Supreme Court allows police to take DNA without a warrant
US police are now legally allowed to take DNA samples from those who are arrested, even if they have not been convicted for a crime or gone to trial. The Supreme Court ruled 5-4 to uphold the controversial practice on Monday.
Critics claim that taking DNA samples from anyone in custody
without a warrant is considered an unconstitutional
“search”, but the high court believes otherwise. US police
who arrest anyone for a felony are now legally allowed to take a
cheek swab of the arrestee to obtain a DNA sample, regardless of
whether or not an individual has been convicted.
The court compared this practice to fingerprinting and photographing, and ruled that it is “a legitimate police booking procedure that is reasonable under the Fourth Amendment.” The court also described DNA sampling as the 21st century version of fingerprinting.
“DNA identification of arrestees is a reasonable search that can be considered part of a routine booking procedure,” Justice Anthony Kennedy wrote, representing the court’s majority decision.
The Supreme Court narrowly ruled 5-4 in favor of this practice, which Justice Samuel Alito described as “the most important criminal procedure case that this court has heard in decades.”

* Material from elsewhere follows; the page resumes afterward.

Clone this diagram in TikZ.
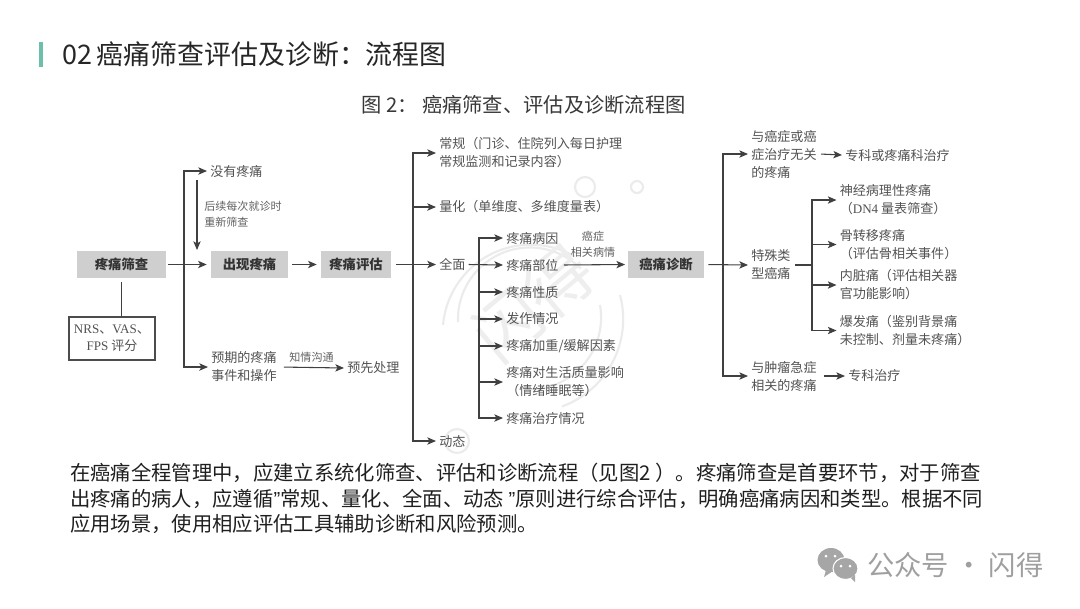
\documentclass[tikz,border=0pt]{standalone}
\usepackage{fontspec}
\setmainfont{Noto Sans CJK SC}
\newfontfamily\latinserif{Liberation Serif}
\newfontfamily\latinsans{Liberation Sans}
\definecolor{barteal}{HTML}{6CBFA8}
\usetikzlibrary{arrows.meta}

\begin{document}
\begin{tikzpicture}[
  x=0.75pt, y=-0.75pt,
  greybox/.style={rectangle, fill=gray!38, text=black!80, font=\fontsize{10pt}{13.5pt}\selectfont\bfseries, align=center, minimum height=20.25pt, inner sep=0pt},
  flowtext/.style={anchor=west, align=left, inner sep=2.25pt, text=black!68, font=\fontsize{9.8pt}{13.5pt}\selectfont},
  smalltext/.style={align=left, inner sep=0pt, text=black!62, font=\fontsize{8.3pt}{12pt}\selectfont},
  arrow/.style={-{Stealth[length=6.5pt, width=5.5pt, inset=1.6pt]}, line width=0.8pt, draw=black!75},
  plainline/.style={line width=0.8pt, draw=black!75},
  stampline/.style={line width=1.6pt, draw=gray!16},
]
\useasboundingbox (0,0) rectangle (1080,608);

% === STAMP BEHIND THE CHART ===
\draw[stampline] (443,325) arc[start angle=185, end angle=300, radius=88];
\draw[stampline] (458,322) arc[start angle=178, end angle=315, radius=72];
\draw[stampline] (620,295) arc[start angle=-15, end angle=70, radius=93];
\draw[stampline] (600,305) arc[start angle=-10, end angle=95, radius=72];
\draw[stampline] (585,187) circle (10);
\draw[stampline] (637,187) circle (6);
\draw[stampline] (457,441) circle (12);
\node[rotate=40, text=gray!13, font=\fontsize{50pt}{50pt}\selectfont] (stamp) at (533,303) {闪得};

% === HEADINGS ===
\fill[barteal] (39,42) rectangle (43,67);
\node[anchor=west, inner sep=0pt, text=black!85, font=\fontsize{20.2pt}{24pt}\selectfont] (title) at (62,54) {02\,癌痛筛查评估及诊断：流程图};
\node[anchor=west, inner sep=0pt, text=black!78, font=\fontsize{15.2pt}{18pt}\selectfont] (subtitle) at (361,105) {图 2： 癌痛筛查、评估及诊断流程图};

% === MAIN ROW ===
\node[greybox, minimum width=66.75pt] (screen) at (121.5,264.5) {疼痛筛查};
\node[greybox, minimum width=57.75pt] (appear) at (249.5,264.5) {出现疼痛};
\node[greybox, minimum width=52.5pt] (assess) at (356,264.5) {疼痛评估};
\node[greybox, minimum width=57pt] (diagnose) at (666,264.5) {癌痛诊断};

\node[draw=black!70, line width=0.9pt, align=center, inner sep=0pt, minimum width=64.5pt, minimum height=32.25pt, text=black!68, font=\fontsize{9.8pt}{13pt}\selectfont] (scales) at (112,338.5)
  {{\latinserif NRS}、{\latinserif VAS}、\\{\latinserif FPS} 评分};
\draw[plainline, shorten <=3pt] (screen.south) -- (screen.south |- scales.north);

% === LEFT BRANCH ===
\node[flowtext] (nopain) at (207,171) {没有疼痛};
\node[flowtext] (expected) at (208,367) {预期的疼痛\\事件和操作};
\node[flowtext] (advance) at (344,368) {预先处理};
\node[smalltext, anchor=west] (rescreen) at (204,214) {后续每次就诊时\\重新筛查};
\node[smalltext, anchor=center] (inform) at (311.5,357) {知情沟通};

\coordinate (leftbus) at (184,264.5);
\coordinate (downtop) at (197,180);
\coordinate (downend) at (197,250);

\draw[arrow, shorten <=1.5pt, shorten >=3pt] (screen.east) -- (appear.west);
\draw[arrow] (leftbus) |- (nopain.west);
\draw[arrow] (leftbus) |- (expected.west);
\draw[arrow] (downtop) -- (downend);
\draw[arrow, shorten <=3pt] (expected.east) -- (advance.west);

\draw[arrow, shorten <=3pt, shorten >=3pt] (appear.east) -- (assess.west);

% === ASSESSMENT BRANCH ===
\node[flowtext] (routine) at (436,153) {常规（门诊、住院列入每日护理\\常规监测和记录内容）};
\node[flowtext] (quantify) at (436,207) {量化（单维度、多维度量表）};
\node[flowtext] (overall) at (436,264.5) {全面};
\node[flowtext] (dynamic) at (436,441) {动态};

\coordinate (midbus) at (413,264.5);
\draw[arrow, shorten <=3.5pt] (assess.east) -- (overall.west);
\draw[arrow] (midbus) |- (routine.west);
\draw[arrow] (midbus) |- (quantify.west);
\draw[arrow] (midbus) |- (dynamic.west);

% === OVERALL ITEMS ===
\node[flowtext] (cause) at (503,238) {疼痛病因};
\node[flowtext] (site) at (503,265) {疼痛部位};
\node[flowtext] (nature) at (503,292) {疼痛性质};
\node[flowtext] (onset) at (503,319) {发作情况};
\node[flowtext] (factor) at (503,346) {疼痛加重/缓解因素};
\node[flowtext] (quality) at (503,382) {疼痛对生活质量影响\\（情绪睡眠等）};
\node[flowtext] (therapy) at (503,418) {疼痛治疗情况};

\coordinate (itemtop) at (479,264.5);
\draw[arrow] (overall.east) -- (site.west);
\foreach \item in {cause,quality,therapy,nature,onset,factor}
  \draw[arrow] (itemtop) |- (\item.west);

\node[smalltext, align=center, anchor=center] (related) at (593,244.5) {癌症\\相关病情};
\draw[arrow, shorten <=1.5pt, shorten >=2pt] (site.east) -- (diagnose.west);

% === DIAGNOSIS BRANCH ===
\node[flowtext] (unrelated) at (748,154) {与癌症或癌\\症治疗无关\\的疼痛};
\node[flowtext] (special) at (748,265) {特殊类\\型癌痛};
\node[flowtext] (urgent) at (748,376) {与肿瘤急症\\相关的疼痛};
\node[flowtext] (specialist) at (842,155) {专科或疼痛科治疗};
\node[flowtext] (treat) at (845,376) {专科治疗};

\coordinate (rightbus) at (723,264.5);
\draw[arrow, shorten <=3pt] (diagnose.east) -- (special.west);
\draw[arrow] (rightbus) |- (unrelated.west);
\draw[arrow] (rightbus) |- (urgent.west);
\draw[arrow, shorten <=1pt] (unrelated.east) -- (specialist.west);
\draw[arrow, shorten <=3pt] (urgent.east) -- (treat.west);

% === SPECIAL TYPES ===
\node[flowtext] (neuro) at (836.5,200) {神经病理性疼痛\\ （{\latinserif DN4} 量表筛查）};
\node[flowtext] (bone) at (836.5,244.5) {骨转移疼痛\\ （评估骨相关事件）};
\node[flowtext] (organ) at (836.5,285) {内脏痛（评估相关器\\官功能影响）};
\node[flowtext] (burst) at (836.5,330.5) {爆发痛（鉴别背景痛\\未控制、剂量未疼痛）};

\coordinate (typebus) at (812,265);
\draw[plainline, shorten <=1pt] (special.east) -- (typebus);
\foreach \item in {neuro,bone,organ,burst}
  \draw[arrow] (typebus) |- (\item.west);

% === SUMMARY TEXT ===
\node[anchor=north west, inner sep=0pt, align=left, text=black!88, font=\fontsize{15.25pt}{19.1pt}\selectfont] (summary) at (70,463)
  {在癌痛全程管理中，应建立系统化筛查、评估和诊断流程（见图2 ）。疼痛筛查是首要环节，对于筛查\\
   出疼痛的病人，应遵循{\latinsans ”}常规、量化、全面、动态 {\latinsans ”}原则进行综合评估，明确癌痛病因和类型。根据不同\\
   应用场景，使用相应评估工具辅助诊断和风险预测。};

% === ACCOUNT MARK ===
\fill[gray!70] (831,560) ellipse (13.5 and 12);
\fill[gray!70] (826,570) -- (824,577) -- (833,571) -- cycle;
\fill[gray!70, draw=white, line width=0.8pt] (845.5,568.5) ellipse (12.5 and 11);
\fill[gray!70] (851,578) -- (855,582) -- (855,575) -- cycle;
\fill[white] (826,556) circle (1.5) (835,556) circle (1.5) (841,566) circle (1.5) (850,566) circle (1.5);
\node[anchor=west, inner sep=0pt, text=gray!75, font=\fontsize{20.5pt}{24pt}\selectfont] (account) at (867,565) {公众号 · 闪得};
\end{tikzpicture}
\end{document}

In response to critics’ claims that DNA sampling is an unconstitutional search, the court said that the procedure requires nothing beyond “a light touch” and does not require a surgical intrusion, which is why it does not constitute a “search”. Twenty-eight states and the federal government currently take DNA samples from those who are under felony arrest, but have not yet gone to trial.
Justice Antonin Scalia, who ruled with the minority, responded angrily to the ruling, suggesting that DNA sampling of arrestees may be a stepping-stone to future privacy violations of innocent Americans in the name of safety.
“Make no mistake about it: because of today’s decision, your DNA can be taken and entered into a national database if you are ever arrested, rightly or wrongly, and for whatever season,” Scalia said in response to the decision. “This will solve some extra crimes, to be sure. But so would taking your DNA whenever you fly on an airplane.”
During oral arguments in February, Justice Sonia Sotomayor expressed her concern that DNA swabs could eventually be conduced in schools and workplaces if the court upholds the police procedure.
“Why don’t we do this for anybody who comes in for a driver’s license?” she asked.
But President Barack Obama has made comments in which he appears to favor DNA sampling of arrestees. In January 2012, the president signed the Katie Sephich Enhanced DNA Collection Act, which provides states with federal funding for police to conduct cheek swabs.
“It’s the right thing to do,” Obama said in a 2010 appearance on America’s Most Wanted, referring to the procedure of taking DNA from arrestees. “This is where the national registry becomes so important.”
The DNA sampling case landed on the Supreme Court’s desk this year after 26-year-old Alonzo King, a Maryland resident, was arrested for second-degree assault in 2009. Police took a DNA sample from his cheek and matched it to an unsolved rape from six years earlier. As a result, King was convicted of both the 2009 assault and the 2003 rape and was sentenced to life in prison. The rape conviction was later overturned after the Maryland Court of Appeals ruled that the DNA sampling was considered an unreasonable search. The state then brought the case to the Supreme Court, which on Monday upheld the police procedure.
But the procedure remains controversial, and Scalia warned that the decision will lead to dire consequences.
“Make no mistake about it,” Scalia wrote. “As an entirely predictable consequence of today’s decision your DNA can be taken and entered into a national DNA database if you are ever arrested, rightly or wrongly, and for whatever reason.”